Trim the easel back to the outer size of the frame, then use small nails to attach it to the back of the frame.

Framing Art Between Two Pieces of Glazing

This is a decorator-inspired style: The art is pressed between two pieces of glazing, so the art appears to be floating in the middle of the frame, and the wall color or wallpaper pattern shows through the glazing as a border for the art. The pressure of the two sheets of glazing alone will not hold the art in place over time— plus it is unhealthy for the art, as wrinkles often develop.

This framing uses a special style of Framespace that provides two slots for glazing, one behind the art and the other in front of it, with space in between.

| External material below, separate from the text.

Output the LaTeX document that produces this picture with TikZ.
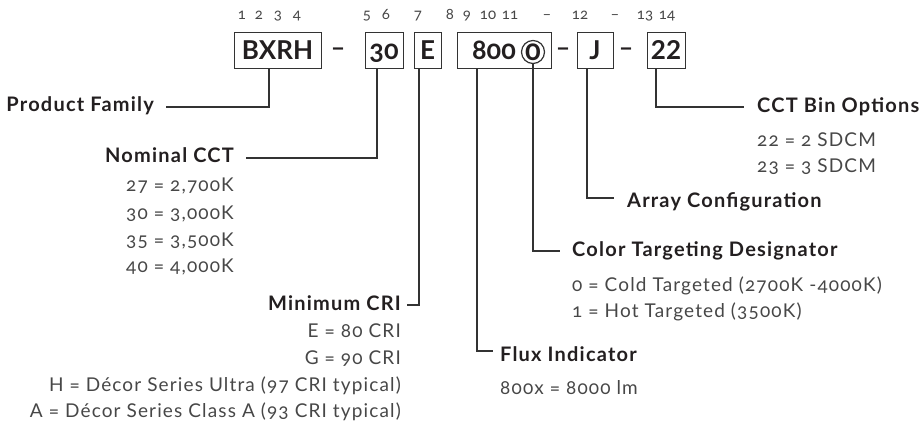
\documentclass[tikz,border=0pt]{standalone}
\usepackage{fontspec}
\setmainfont{Lato}[Numbers=OldStyle]
\newfontfamily\boxfont{Lato}[Numbers=Lining]
\newfontfamily\labfont{Lato}[Numbers=OldStyle, LetterSpace=6]
\newfontfamily\valfont{Lato}[Numbers=OldStyle, LetterSpace=6]
\definecolor{textc}{HTML}{231F20}
\definecolor{valc}{HTML}{474747}
\definecolor{linec}{HTML}{333333}
\begin{document}
\begin{tikzpicture}[x=1pt,y=-1pt,
  codebox/.style={draw=linec, line width=1pt, minimum height=36pt, inner sep=0pt,
     text height=17pt, text depth=0pt, text=textc,
     font=\boxfont\bfseries\fontsize{26}{26}\selectfont},
  oldbox/.style={codebox, font=\bfseries\fontsize{27}{27}\selectfont},
  sep/.style={inner sep=0pt, text=textc, font=\boxfont\bfseries\fontsize{25}{25}\selectfont},
  lab/.style={inner sep=0pt, text=textc, font=\labfont\bfseries\fontsize{20}{20}\selectfont},
  val/.style={inner sep=0pt, text=valc, font=\valfont\fontsize{19}{19}\selectfont},
  dig/.style={inner sep=0pt, text=valc, anchor=base, font=\fontsize{15}{15}\selectfont},
  conn/.style={draw=linec, line width=1.2pt}]
\useasboundingbox (0,0) rectangle (920,422);

% position digits
\node[dig] (d1) at (242,20) {1};
\node[dig] (d2) at (259,20) {2};
\node[dig] (d3) at (278,20) {3};
\node[dig] (d4) at (297,20) {4};
\node[dig] (d5) at (367,20) {5};
\node[dig] (d6) at (386,20) {6};
\node[dig] (d7) at (418,20) {7};
\node[dig] (d8) at (450,20) {8};
\node[dig] (d9) at (467,20) {9};
\node[dig] (d10) at (488,20) {10};
\node[dig] (d11) at (510,20) {11};
\node[dig] (dd1) at (547,20) {–};
\node[dig] (d12) at (580,20) {12};
\node[dig] (dd2) at (615,20) {–};
\node[dig] (d13) at (645,20) {13};
\node[dig] (d14) at (667,20) {14};

% code boxes
\node[codebox, minimum width=87pt] (b1) at (277.5,51) {BXRH};
\node[sep] (s1) at (338,52) {–};
\node[oldbox, minimum width=38pt] (b2) at (384,51) {30};
\node[codebox, minimum width=27pt] (b3) at (427.5,51) {E};
\node[codebox, minimum width=94pt] (b4) at (504,51) {};
\node[inner sep=0pt, anchor=base, text=textc, font=\bfseries\fontsize{27}{27}\selectfont] (t800) at (494,59.5) {800};
\node[draw=linec, line width=1.2pt, circle, minimum size=23pt, inner sep=0pt, text=textc,
      font=\bfseries\fontsize{29}{29}\selectfont] (circ) at (533,52) {0};
\node[sep] (s2) at (563,52) {–};
\node[codebox, minimum width=36pt] (b5) at (595,51) {J};
\node[sep] (s3) at (626,52) {–};
\node[codebox, minimum width=38pt] (b6) at (666,51) {22};

% labels
\node[lab, anchor=base east] (pf) at (154,112) {Product Family};
\node[lab, anchor=base east] (nc) at (234,163) {Nominal CCT};
\node[lab, anchor=base east] (mc) at (401,310) {Minimum CRI};
\node[lab, anchor=base west] (fl) at (500,361) {Flux Indicator};
\node[lab, anchor=base west] (ct) at (572,256) {Color Targeting Designator};
\node[lab, anchor=base west] (ac) at (627,207) {Array Configuration};
\node[lab, anchor=base west] (cb) at (757,113) {CCT Bin Options};

% values
\node[val, anchor=base east] (nc1) at (234,192) {27 = 2,700K};
\node[val, anchor=base east] (nc2) at (234,219) {30 = 3,000K};
\node[val, anchor=base east] (nc3) at (234,246) {35 = 3,500K};
\node[val, anchor=base east] (nc4) at (234,272) {40 = 4,000K};
\node[val, anchor=base east] (mc1) at (401,337) {E = 80 CRI};
\node[val, anchor=base east] (mc2) at (401,364) {G = 90 CRI};
\node[val, anchor=base east] (mc3) at (401,391) {H = Décor Series Ultra (97 CRI typical)};
\node[val, anchor=base east] (mc4) at (401,417) {A = Décor Series Class A (93 CRI typical)};
\node[val, anchor=base west] (fl1) at (500,394) {800x = 8000 lm};
\node[val, anchor=base west] (ct1) at (572,291) {0 = Cold Targeted (2700K -4000K)};
\node[val, anchor=base west] (ct2) at (572,317) {1 = Hot Targeted (3500K)};
\node[val, anchor=base west] (cb1) at (757,147) {22 = 2 SDCM};
\node[val, anchor=base west] (cb2) at (757,173) {23 = 3 SDCM};

% connectors
\draw[conn] ([xshift=-8.5pt]b1.south) |- ([xshift=12pt,yshift=5pt]pf.base east);
\draw[conn] ([xshift=-7pt]b2.south) |- ([xshift=12pt,yshift=5pt]nc.base east);
\draw[conn] ([xshift=-8.5pt]b3.south) |- ([xshift=6pt,yshift=5pt]mc.base east);
\draw[conn] ([xshift=-27pt]b4.south) |- ([xshift=-7pt,yshift=10pt]fl.base west);
\draw[conn] (circ.south) |- ([xshift=-12pt,yshift=5pt]ct.base west);
\draw[conn] ([xshift=-8pt]b5.south) |- ([xshift=-13pt,yshift=9pt]ac.base west);
\draw[conn] ([xshift=-10pt]b6.south) |- ([xshift=-13pt,yshift=6pt]cb.base west);
\end{tikzpicture}
\end{document}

It is best to use spacers between the two sheets of glazing, hidden in the rabbet of the frame; use EconoSpace or narrow strips of matboard. Thoroughly clean the face of the back glazing to remove any adhesive-resistant residue. Attach decorative art to the back sheet of glazing with permanent double-sided tape. For valuable art, cut a piece of conservation matboard about ½” (1.3 cm) smaller than the art, float the art on the matboard using float hinges, then attach the matboard to the back sheet of the glazing with double-sided tape or self-adhesive corner pockets. Clean the top sheet of glazing and place it in the frame. Install the spacers. Add the art, attached to the back glazing. Use short brads or glazier’s points to fit the materials in a wood frame, or the ends of the points will be visible in the framing.

Fitting a Mirror

Follow the steps for fitting a wood or metal frame, but be very careful not to scratch the fragile coating on the back of the mirror. Also be sure to use a backing board to protect the mirror in the frame. Mirrors tend to be heavy, so it is important to use a strong frame and strong hanging hardware. Color the rabbet of the frame black, to control the reflection of the rabbet in the mirror.